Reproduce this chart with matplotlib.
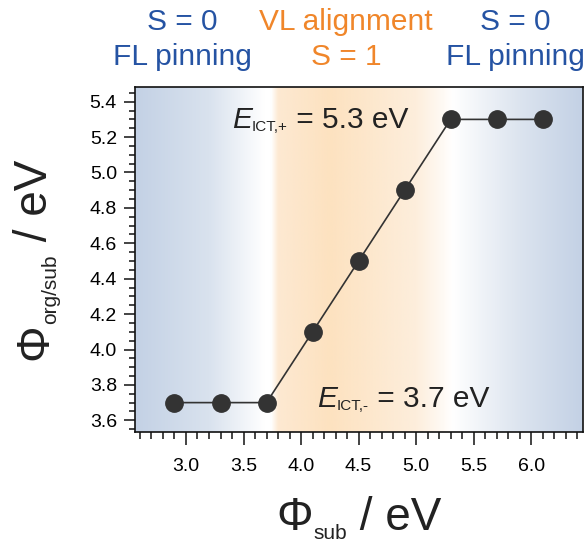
import numpy as np
import matplotlib
matplotlib.use("Agg")
import matplotlib.pyplot as plt
from matplotlib.colors import to_rgb
from matplotlib.ticker import MultipleLocator
from matplotlib.transforms import IdentityTransform

plt.rcParams['font.family'] = ['Liberation Sans', 'DejaVu Sans']

# ---- data ----
phi_sub = [2.9, 3.3, 3.7, 4.1, 4.5, 4.9, 5.3, 5.7, 6.1]
phi_org = [3.7, 3.7, 3.7, 4.1, 4.5, 4.9, 5.3, 5.3, 5.3]
x_ticks = [3.0, 3.5, 4.0, 4.5, 5.0, 5.5, 6.0]
y_ticks = [3.6, 3.8, 4.0, 4.2, 4.4, 4.6, 4.8, 5.0, 5.2, 5.4]
e_ict_plus = 5.3
e_ict_minus = 3.7
region_line1 = ["S = 0", "VL alignment", "S = 0"]
region_line2 = ["FL pinning", "S = 1", "FL pinning"]

# background gradient anchors (x position, colour)
grad_x = [2.55, 3.2, 3.68, 3.74, 3.80, 4.25, 5.0, 5.24, 5.32, 5.9, 6.45]
grad_c = ['#c3d1e5', '#d9e2ee', '#ffffff', '#ffffff', '#fde9d2', '#fde2c0',
          '#fdeedc', '#fffaf5', '#ffffff', '#dce4ef', '#c3d1e5']

W, H, DPI = 585, 543, 100
fig = plt.figure(figsize=(W / DPI, H / DPI), dpi=DPI)
ax = fig.add_axes([135 / W, 1 - 432 / H, (583 - 135) / W, (432 - 87) / H])

xlim = (2.557, 6.45)
ylim = (3.534, 5.483)

# gradient image
xs = np.linspace(xlim[0], xlim[1], 800)
rgb = np.array([to_rgb(c) for c in grad_c])
img = np.stack([np.interp(xs, grad_x, rgb[:, k]) for k in range(3)], axis=-1)[None, :, :]
ax.imshow(img, extent=(xlim[0], xlim[1], ylim[0], ylim[1]), aspect='auto',
          zorder=0, interpolation='bilinear')

dark = '#333333'
ax.plot(phi_sub, phi_org, '-', color=dark, lw=1.2, zorder=2)
ax.plot(phi_sub, phi_org, 'o', color=dark, ms=12.5, zorder=3)

ax.set_xlim(*xlim)
ax.set_ylim(*ylim)
ax.set_xticks(x_ticks)
ax.set_xticklabels([f"{v:.1f}" for v in x_ticks])
ax.set_yticks(y_ticks)
ax.set_yticklabels([f"{v:.1f}" for v in y_ticks])
ax.xaxis.set_minor_locator(MultipleLocator(0.1))
ax.yaxis.set_minor_locator(MultipleLocator(0.05))
ax.tick_params(axis='both', which='both', direction='out', width=1.1,
               color='#111111', labelsize=14, top=False, right=False)
ax.tick_params(axis='x', which='major', length=9.5, pad=9)
ax.tick_params(axis='x', which='minor', length=5)
ax.tick_params(axis='y', which='major', length=8, pad=5)
ax.tick_params(axis='y', which='minor', length=4)
for s in ax.spines.values():
    s.set_linewidth(1.2)
    s.set_color('#111111')

fig.canvas.draw()
renderer = fig.canvas.get_renderer()


def piece_width(txt, size, style='normal'):
    t = fig.text(0, 0, txt, fontsize=size, style=style)
    w = t.get_window_extent(renderer).width
    t.remove()
    return w


def draw_pieces(pieces, x0, y0, rotation=0, center=False, color='#222222'):
    """pieces: list of (text, size, style, baseline_shift_px); x0,y0 display px."""
    widths = [piece_width(p[0], p[1], p[2]) for p in pieces]
    total = sum(widths)
    start = -total / 2 if center else 0.0
    rad = np.deg2rad(rotation)
    ux, uy = np.cos(rad), np.sin(rad)      # advance direction
    nx, ny = -np.sin(rad), np.cos(rad)     # 'up' direction
    pos = start
    for (txt, size, style, shift), w in zip(pieces, widths):
        px = x0 + ux * pos + nx * shift
        py = y0 + uy * pos + ny * shift
        fig.text(px, py, txt, fontsize=size, style=style, color=color,
                 transform=IdentityTransform(), ha='left', va='baseline',
                 rotation=rotation, rotation_mode='anchor')
        pos += w


# axis labels (display coordinates: origin bottom-left)
draw_pieces([("Φ", 33, 'normal', 0), ("sub", 15, 'normal', -9), (" / eV", 33, 'normal', 0)],
            359, H - 530, rotation=0, center=True)
draw_pieces([("Φ", 33, 'normal', 0), ("org/sub", 15, 'normal', -9), (" / eV", 33, 'normal', 0)],
            47, H - 260, rotation=90, center=True)

# annotations anchored in data coordinates
ax_plus = ax.transData.transform((3.40, 5.25))
draw_pieces([("E", 21.5, 'italic', 0), ("ICT,+", 11, 'normal', -3), (" = %.1f eV" % e_ict_plus, 21.5, 'normal', 0)],
            ax_plus[0], ax_plus[1])
ax_minus = ax.transData.transform((4.14, 3.675))
draw_pieces([("E", 21.5, 'italic', 0), ("ICT,-", 11, 'normal', -3), (" = %.1f eV" % e_ict_minus, 21.5, 'normal', 0)],
            ax_minus[0], ax_minus[1])

# region labels on top
blue = '#2553a3'
orange = '#f0862a'
for l1, l2, xc, col in zip(region_line1, region_line2, [182, 346, 515], [blue, orange, blue]):
    fig.text(xc / W, 1 - 30 / H, l1, fontsize=21.5, color=col, ha='center', va='baseline')
    fig.text(xc / W, 1 - 65 / H, l2, fontsize=21.5, color=col, ha='center', va='baseline')

fig.savefig("out.png", dpi=DPI)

☆ ☆ ☆ ☆ ☆

Copy the whole listing above word for word but do not carry over the pictures.

Reproduce this chart with matplotlib.
import numpy as np
import matplotlib
matplotlib.use("Agg")
import matplotlib.pyplot as plt
from matplotlib.colors import to_rgb
from matplotlib.ticker import MultipleLocator
from matplotlib.transforms import IdentityTransform

plt.rcParams['font.family'] = ['Liberation Sans', 'DejaVu Sans']

# ---- data ----
phi_sub = [2.9, 3.3, 3.7, 4.1, 4.5, 4.9, 5.3, 5.7, 6.1]
phi_org = [3.7, 3.7, 3.7, 4.1, 4.5, 4.9, 5.3, 5.3, 5.3]
x_ticks = [3.0, 3.5, 4.0, 4.5, 5.0, 5.5, 6.0]
y_ticks = [3.6, 3.8, 4.0, 4.2, 4.4, 4.6, 4.8, 5.0, 5.2, 5.4]
e_ict_plus = 5.3
e_ict_minus = 3.7
region_line1 = ["S = 0", "VL alignment", "S = 0"]
region_line2 = ["FL pinning", "S = 1", "FL pinning"]

# background gradient anchors (x position, colour)
grad_x = [2.55, 3.2, 3.68, 3.74, 3.80, 4.25, 5.0, 5.24, 5.32, 5.9, 6.45]
grad_c = ['#c3d1e5', '#d9e2ee', '#ffffff', '#ffffff', '#fde9d2', '#fde2c0',
          '#fdeedc', '#fffaf5', '#ffffff', '#dce4ef', '#c3d1e5']

W, H, DPI = 585, 543, 100
fig = plt.figure(figsize=(W / DPI, H / DPI), dpi=DPI)
ax = fig.add_axes([135 / W, 1 - 432 / H, (583 - 135) / W, (432 - 87) / H])

xlim = (2.557, 6.45)
ylim = (3.534, 5.483)

# gradient image
xs = np.linspace(xlim[0], xlim[1], 800)
rgb = np.array([to_rgb(c) for c in grad_c])
img = np.stack([np.interp(xs, grad_x, rgb[:, k]) for k in range(3)], axis=-1)[None, :, :]
ax.imshow(img, extent=(xlim[0], xlim[1], ylim[0], ylim[1]), aspect='auto',
          zorder=0, interpolation='bilinear')

dark = '#333333'
ax.plot(phi_sub, phi_org, '-', color=dark, lw=1.2, zorder=2)
ax.plot(phi_sub, phi_org, 'o', color=dark, ms=12.5, zorder=3)

ax.set_xlim(*xlim)
ax.set_ylim(*ylim)
ax.set_xticks(x_ticks)
ax.set_xticklabels([f"{v:.1f}" for v in x_ticks])
ax.set_yticks(y_ticks)
ax.set_yticklabels([f"{v:.1f}" for v in y_ticks])
ax.xaxis.set_minor_locator(MultipleLocator(0.1))
ax.yaxis.set_minor_locator(MultipleLocator(0.05))
ax.tick_params(axis='both', which='both', direction='out', width=1.1,
               color='#111111', labelsize=14, top=False, right=False)
ax.tick_params(axis='x', which='major', length=9.5, pad=9)
ax.tick_params(axis='x', which='minor', length=5)
ax.tick_params(axis='y', which='major', length=8, pad=5)
ax.tick_params(axis='y', which='minor', length=4)
for s in ax.spines.values():
    s.set_linewidth(1.2)
    s.set_color('#111111')

fig.canvas.draw()
renderer = fig.canvas.get_renderer()


def piece_width(txt, size, style='normal'):
    t = fig.text(0, 0, txt, fontsize=size, style=style)
    w = t.get_window_extent(renderer).width
    t.remove()
    return w


def draw_pieces(pieces, x0, y0, rotation=0, center=False, color='#222222'):
    """pieces: list of (text, size, style, baseline_shift_px); x0,y0 display px."""
    widths = [piece_width(p[0], p[1], p[2]) for p in pieces]
    total = sum(widths)
    start = -total / 2 if center else 0.0
    rad = np.deg2rad(rotation)
    ux, uy = np.cos(rad), np.sin(rad)      # advance direction
    nx, ny = -np.sin(rad), np.cos(rad)     # 'up' direction
    pos = start
    for (txt, size, style, shift), w in zip(pieces, widths):
        px = x0 + ux * pos + nx * shift
        py = y0 + uy * pos + ny * shift
        fig.text(px, py, txt, fontsize=size, style=style, color=color,
                 transform=IdentityTransform(), ha='left', va='baseline',
                 rotation=rotation, rotation_mode='anchor')
        pos += w


# axis labels (display coordinates: origin bottom-left)
draw_pieces([("Φ", 33, 'normal', 0), ("sub", 15, 'normal', -9), (" / eV", 33, 'normal', 0)],
            359, H - 530, rotation=0, center=True)
draw_pieces([("Φ", 33, 'normal', 0), ("org/sub", 15, 'normal', -9), (" / eV", 33, 'normal', 0)],
            47, H - 260, rotation=90, center=True)

# annotations anchored in data coordinates
ax_plus = ax.transData.transform((3.40, 5.25))
draw_pieces([("E", 21.5, 'italic', 0), ("ICT,+", 11, 'normal', -3), (" = %.1f eV" % e_ict_plus, 21.5, 'normal', 0)],
            ax_plus[0], ax_plus[1])
ax_minus = ax.transData.transform((4.14, 3.675))
draw_pieces([("E", 21.5, 'italic', 0), ("ICT,-", 11, 'normal', -3), (" = %.1f eV" % e_ict_minus, 21.5, 'normal', 0)],
            ax_minus[0], ax_minus[1])

# region labels on top
blue = '#2553a3'
orange = '#f0862a'
for l1, l2, xc, col in zip(region_line1, region_line2, [182, 346, 515], [blue, orange, blue]):
    fig.text(xc / W, 1 - 30 / H, l1, fontsize=21.5, color=col, ha='center', va='baseline')
    fig.text(xc / W, 1 - 65 / H, l2, fontsize=21.5, color=col, ha='center', va='baseline')

fig.savefig("out.png", dpi=DPI)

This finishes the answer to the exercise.